Game soundtracks shape how people play. They drive story, pacing, and most importantly emotion. Gaming also shapes how fans discover music. The opportunity was to show up inside the biggest night in gaming in a way that felt earned and authentic.
We partnered with The Game Awards and led with music.
The goals were clear. Show up credibly. Celebrate iconic new music. Launch exclusive Spotify Singles inspired by major gaming franchises. Position Spotify as a true home for gaming music. Establish an ongoing partnership with The Game Awards and build a presence year after year.
The work centered around iconic video game music. We wanted to truly champion and create within that beautiful intersecion of music and gaming. Three exclusive Spotify Singles. Three artists with real ties to gaming. Three reimagined tracks rooted in franchises fans deeply care about.

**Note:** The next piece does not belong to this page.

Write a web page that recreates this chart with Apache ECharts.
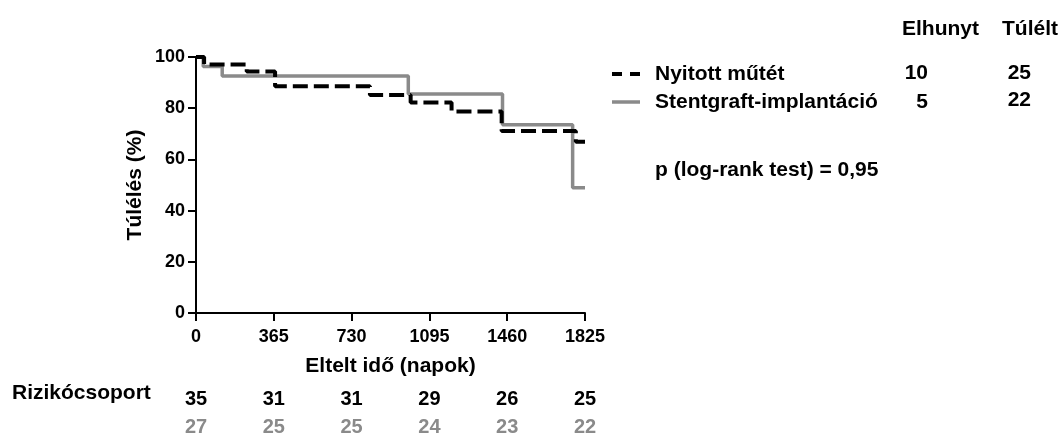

Bilmuri transformed Cyberpunk Edgerunners into a metalcore anthem. Gunship remixed Evanescence’s “Afterlife” from Devil May Cry with brand-new Amy Lee vocals. Labrinth reinterpreted the Sonic the Hedgehog theme through his cinematic lens.
The Singles premiered through a :30 hero anthem during the live broadcast, teasing the tracks directly inside the show and making them part of the awards experience. Retro cartridge-inspired artwork anchored the visual system. The tracks premiered immediately after Lenny Kravitz announced our sponsored category of Best Score and Music, followed by Evanescence’s performance of “Afterlife.” Spotify was woven directly into the night’s biggest music moments organically.
The campaign extended across Spotify through on-platform promotion, social, and out-of-home in Los Angeles and New York Penn Plaza. We also launched Spotify Gaming, a brand-new VODcast hub for music-focused gaming content. The Game Awards became the first major global awards show ever hosted natively on Spotify, available on demand for millions of listeners and viewers. Fans received collectible trading cards at the show, turning the Singles into physical artifacts inspired by gaming culture. Artists led. Franchise lore was respected. The experience felt native to gamers and meaningful to music fans.
The response was immediate, with millions of streams across the exclusive Spotify Singles and The Game Awards content, signaling strong appetite for gaming-inspired music introduced within a culturally relevant moment.
The Game Awards video on demand generated over 1.4 million plays, marking the first time the full show was available to stream on Spotify. The episode also reached #85 on the Global Podcast chart, extending fan engagement beyond the live event and signaling strong demand for the format.
The Spotify Singles performed strongly on platform. Bilmuri’s track reached over 2.4 million plays, the Evanescence and Gunship collaboration surpassed 1.5 million plays, and Labrinth’s track generated more than 750,000 plays. Together, the releases showed sustained interest across multiple artists and genres, reinforcing the resonance of game-inspired music with Spotify’s audience.
The releases also sparked conversation across social platforms, with fans sharing reactions to the tracks and celebrating the crossover between gaming and music. In parallel, the announcement and releases generated earned media coverage, extending awareness of the collaboration beyond the awards broadcast.
By launching the music within the awards show and supporting it through a coordinated rollout across platform, social, and video, Spotify connected artists, fans, and gaming culture at scale. These results demonstrate that leading with music and cultural credibility can drive meaningful engagement while expanding relevance within gaming-adjacent spaces.